Uma iniciativa em marcha
O Movimento Ciência Portugal surge num momento difícil da vida nacional e é bem-vindo. Apresenta-se como “um movimento espontâneo e apartidário” que entende que “a investigação científica é um motor de desenvolvimento económico e social do país” e que importa trazer “para a primeira linha do debate político nacional o papel da Ciência e Tecnologia no desenvolvimento económico e social do país”.
Os promotores afirmam ser sua “convicção que uma política estruturada de ciência é fundamental para garantir a competitividade das instituições científicas nacionais e assegurar a solidez e continuidade do investimento em recursos humanos altamente qualificados.”
Consideram que a ciência deve “constituir um desígnio nacional suprapartidário e uma área de investimento prioritário baseado numa estratégia a longo prazo claramente definida”. Sublinham que comunidade científica nacional quer ser parte activa “da mudança qualitativa de que necessitamos no nosso país”.
O Movimento lança um manifesto ─ “Ciência – Fonte de ideias para Portugal” ─ que recolheu já mais de 2500 assinaturas de subscritores ligados a várias áreas científicas e exercendo a sua actividade em diferentes regiões do País e no estrangeiro. No Manifesto são enunciados sete princípios ou questões à volta dos quais a comunidade dos subscritores mostra existir um consenso alargado. Assim, defendem que:
- A investigação fundamental é a base de sustentação de qualquer área de aplicação, por ser essencial à criação de ideias inovadoras e dos recursos humanos capazes de gerar valor económico, a curto e longo prazo. Como tal, deve ser apoiada de forma contínua e sustentada.
- A promoção de uma cultura de excelência consegue-se apostando no mérito: nas melhores equipas, nas melhores instituições e nos melhores projectos, avaliando os resultados por objectivos e com grande exigência, e tirando consequências da avaliação. A excelência gera excelência.
- O desenvolvimento científico e tecnológico do País não é compatível com estratégias de curto prazo – exige uma visão de longo termo envolvendo as várias forças políticas e objectivos concretos, indispensáveis a uma avaliação objectiva da sua implementação e das mais-valias que trouxerem ao país.
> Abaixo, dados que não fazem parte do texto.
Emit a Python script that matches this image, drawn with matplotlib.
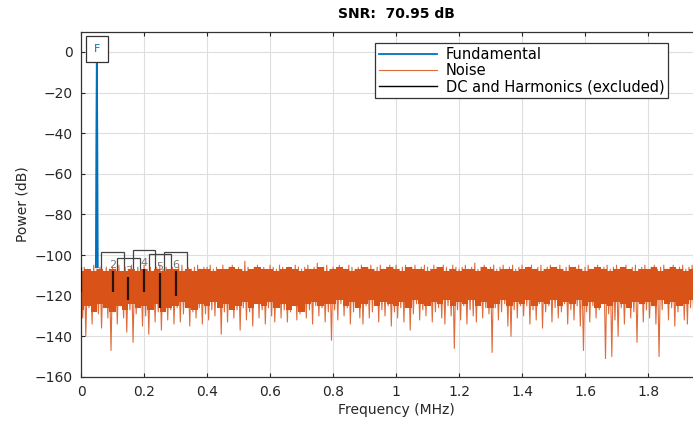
import numpy as np
import matplotlib
matplotlib.use("Agg")
import matplotlib.pyplot as plt

# noise spectrum, one value every 0.005 MHz (rows = 0.1 MHz)
noise_db = [
    -108, -131, -106, -140, -107, -126, -108, -134, -105, -124, -107, -129, -106, -136, -108, -123, -106, -131, -107, -147,
    -106, -128, -107, -134, -105, -125, -108, -131, -106, -138, -107, -127, -105, -143, -108, -129, -106, -124, -107, -135,
    -105, -130, -107, -139, -106, -126, -108, -133, -106, -128, -105, -137, -107, -125, -106, -132, -108, -127, -106, -134,
    -107, -126, -106, -133, -105, -129, -108, -124, -106, -135, -107, -128, -106, -131, -105, -126, -107, -134, -106, -129,
    -106, -132, -105, -127, -107, -130, -106, -124, -108, -139, -105, -128, -107, -133, -106, -125, -105, -131, -107, -127,
    -106, -137, -107, -126, -103, -132, -106, -128, -108, -135, -106, -124, -105, -131, -107, -127, -106, -134, -107, -126,
    -105, -130, -106, -133, -107, -125, -105, -131, -106, -127, -107, -133, -106, -128, -108, -124, -105, -132, -106, -129,
    -107, -124, -106, -131, -105, -127, -107, -134, -106, -125, -104, -130, -107, -126, -106, -133, -105, -128, -107, -142,
    -106, -127, -107, -132, -105, -124, -106, -130, -107, -126, -105, -134, -106, -128, -107, -125, -106, -131, -105, -134,
    -107, -125, -106, -131, -105, -128, -107, -124, -106, -133, -105, -127, -107, -130, -106, -125, -105, -135, -106, -128,
    -105, -131, -107, -126, -106, -133, -105, -125, -107, -137, -106, -129, -105, -124, -107, -132, -106, -127, -105, -130,
    -106, -124, -107, -133, -105, -128, -106, -126, -107, -131, -105, -134, -106, -125, -107, -130, -105, -146, -106, -127,
    -107, -132, -106, -125, -105, -134, -107, -127, -106, -130, -104, -133, -107, -124, -106, -131, -105, -126, -107, -129,
    -106, -148, -105, -126, -107, -132, -106, -128, -105, -124, -107, -135, -106, -140, -105, -127, -107, -131, -106, -125,
    -105, -130, -107, -125, -106, -134, -105, -127, -107, -132, -106, -124, -105, -136, -107, -128, -106, -125, -105, -133,
    -107, -126, -106, -131, -105, -128, -107, -124, -106, -134, -105, -127, -107, -132, -106, -125, -105, -135, -107, -147,
    -106, -128, -105, -133, -107, -125, -106, -131, -105, -127, -107, -124, -106, -151, -105, -129, -107, -150, -106, -132,
    -105, -140, -107, -126, -106, -134, -105, -125, -107, -131, -106, -128, -105, -143, -107, -124, -106, -133, -105, -127,
    -107, -131, -106, -125, -105, -134, -107, -150, -106, -127, -105, -124, -107, -132, -106, -126, -105, -135, -107, -128,
    -106, -125, -105, -132, -107, -134, -106, -126, -105, -131, -107, -124, -106, -133, -105, -127, -107, -130, -106, -128,
    -107,
]
noise_freq = np.arange(len(noise_db)) * 0.005

# solid core of the noise floor, every 0.02 MHz
band_top = [
    -108, -107, -108, -107, -108, -107, -108, -108, -107, -108,
    -107, -108, -107, -108, -107, -107, -108, -107, -108, -107,
    -107, -108, -107, -107, -106, -107, -108, -107, -106, -107,
    -107, -108, -107, -106, -107, -108, -107, -107, -106, -108,
    -107, -106, -107, -108, -107, -106, -107, -108, -107, -106,
    -107, -108, -106, -107, -107, -108, -107, -106, -108, -107,
    -108, -107, -107, -108, -106, -107, -108, -107, -107, -108,
    -107, -106, -107, -108, -107, -106, -107, -108, -106, -107,
    -108, -107, -106, -107, -108, -107, -106, -107, -108, -107,
    -107, -106, -108, -107, -106, -107, -108, -107, -106, -107,
    -107,
]
band_low = [
    -127, -125, -128, -124, -126, -128, -125, -127, -124, -126,
    -125, -127, -124, -128, -126, -125, -123, -126, -127, -124,
    -125, -123, -126, -124, -127, -125, -123, -126, -124, -125,
    -123, -126, -124, -127, -125, -128, -124, -123, -125, -124,
    -124, -122, -125, -123, -126, -124, -122, -125, -123, -124,
    -125, -123, -126, -122, -124, -125, -123, -124, -122, -125,
    -123, -124, -122, -125, -123, -126, -124, -122, -125, -123,
    -124, -122, -125, -123, -124, -122, -125, -123, -124, -122,
    -125, -123, -126, -124, -125, -123, -124, -126, -123, -124,
    -123, -125, -122, -124, -123, -125, -124, -122, -124, -123,
    -124,
]
band_freq = np.arange(len(band_top)) * 0.02

fund_freq = [0.047, 0.0485, 0.05, 0.0515, 0.053]
fund_db = [-106, -42, -1.5, -42, -106]

harm_freq = [0.0, 0.1, 0.15, 0.2, 0.25, 0.3]
harm_top = [-106, -108, -111, -107, -109, -108]
harm_low = [-118, -118, -122, -118, -126, -120]
harm_names = ["", "2", "3", "4", "5", "6"]

snr_db = 70.95

blue = "#0072BD"
orange = "#D95319"

plt.rcParams['font.family'] = ['DejaVu Sans']
fig = plt.figure(figsize=(6.93, 4.22), dpi=100)
ax = fig.add_axes([0.117, 0.107, 0.909, 0.818])

# harmonic labels sit under the noise
for f, top, name in zip(harm_freq, harm_top, harm_names):
    if name:
        ax.text(f, top + 3, name, ha='center', va='center', fontsize=8, color='#777777',
                zorder=1.5, bbox=dict(boxstyle='square,pad=0.7', fc='none', ec='#444444', lw=0.9))

ax.plot(fund_freq, fund_db, color=blue, lw=1.3, zorder=3, label='Fundamental')
ax.fill_between(band_freq, band_low, band_top, step='mid', color=orange, lw=0, zorder=2)
ax.plot(noise_freq, noise_db, color=orange, lw=0.8, alpha=0.85, zorder=2, label='Noise')
ax.vlines(harm_freq, harm_low, harm_top, color='#2a1208', lw=1.6, zorder=3)
ax.plot([], [], color='k', lw=1.0, label='DC and Harmonics (excluded)')

ax.text(fund_freq[2], fund_db[2] + 3, "F", ha='center', va='center', fontsize=8, color=blue,
        zorder=4, bbox=dict(boxstyle='square,pad=0.7', fc='white', ec='#333333', lw=0.9))

ax.set_xlim(0, 2)
ax.set_ylim(-160, 10)
ax.set_xticks(np.arange(0, 1.81, 0.2))
ax.set_xticklabels(["0", "0.2", "0.4", "0.6", "0.8", "1", "1.2", "1.4", "1.6", "1.8"])
ax.set_yticks(np.arange(-160, 1, 20))
ax.grid(True, color='#dedede', lw=0.8)
ax.set_axisbelow(True)
ax.tick_params(direction='in', top=True, right=True, labelsize=10, colors='#262626', length=3, pad=6)
for s in ax.spines.values():
    s.set_color('#333333')
    s.set_linewidth(0.9)

ax.set_title(f"SNR:  {snr_db:.2f} dB", fontsize=10, fontweight='bold', pad=10)
ax.set_xlabel("Frequency (MHz)", fontsize=10, color='#262626', labelpad=3)
ax.set_ylabel("Power (dB)", fontsize=10, color='#262626', labelpad=4)

leg = ax.legend(loc='upper left', bbox_to_anchor=(0.467, 0.967), borderaxespad=0,
                fontsize=10.5, handlelength=4.0, handletextpad=0.6, fancybox=False, framealpha=1,
                edgecolor='#333333', borderpad=0.25, labelspacing=0.1)
leg.get_frame().set_linewidth(0.9)

fig.savefig("out.png", dpi=100)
- A gestão da ciência e tecnologia em Portugal tem que obedecer aos mesmos critérios de excelência e eficiência exigidos aos cientistas, nomeadamente na execução financeira transparente, atempada e desburocratizada, e na concretização de objectivos que deverão ser alvo de avaliação externa. Não é possível a programação de actividades de I&D num quadro de imprevisibilidade de financiamento e de crescente burocratização.
- A nossa sociedade está cada vez mais dependente de actividades de cariz tecnológico, seja na gestão de recursos naturais, nos desafios energéticos ou na resposta a problemas de saúde pública, entre outros. Estas actividades necessitam de financiamento próprio, articulado com os respectivos ministérios da tutela e com autoridades e empresas locais. Não devemos continuar a confundir, no plano orçamental, as actividades de carácter tecnológico com investigação científica.
- Para que Portugal possa aumentar a sua competitividade necessita de envolver os seus melhores cientistas e de atrair excelentes investigadores do estrangeiro, sendo para tal indispensável definir carreiras científicas estáveis e competitivas a nível internacional.
Um olhar rápido sobre a lista de subscritores, permite afirmar que, salvo melhor opinião ou análise mais cuidada, há uma larga maioria de investigadores activos em áreas que genericamente se poderão designar por “Ciências da Vida”. Noutro plano, tudo indica que a vasta maioria se identifica com situações de emprego precário que arrasta consigo uma grande incerteza de futuro.
Esta iniciativa é de algum modo contrastante com a passividade que tem sido marca dominante da comunidade científica nacional quando se trata de defender colectivamente os seus interesses profissionais, designadamente naquilo que respeita a garantia de adequadas condições de trabalho e de trabalho com direitos que permitam uma estabilidade mínima de vida em condições dignas e uma produção científica de qualidade. Defesa e garantias que, correctamente entendidas, são afinal indissociáveis do progresso geral da nossa sociedade.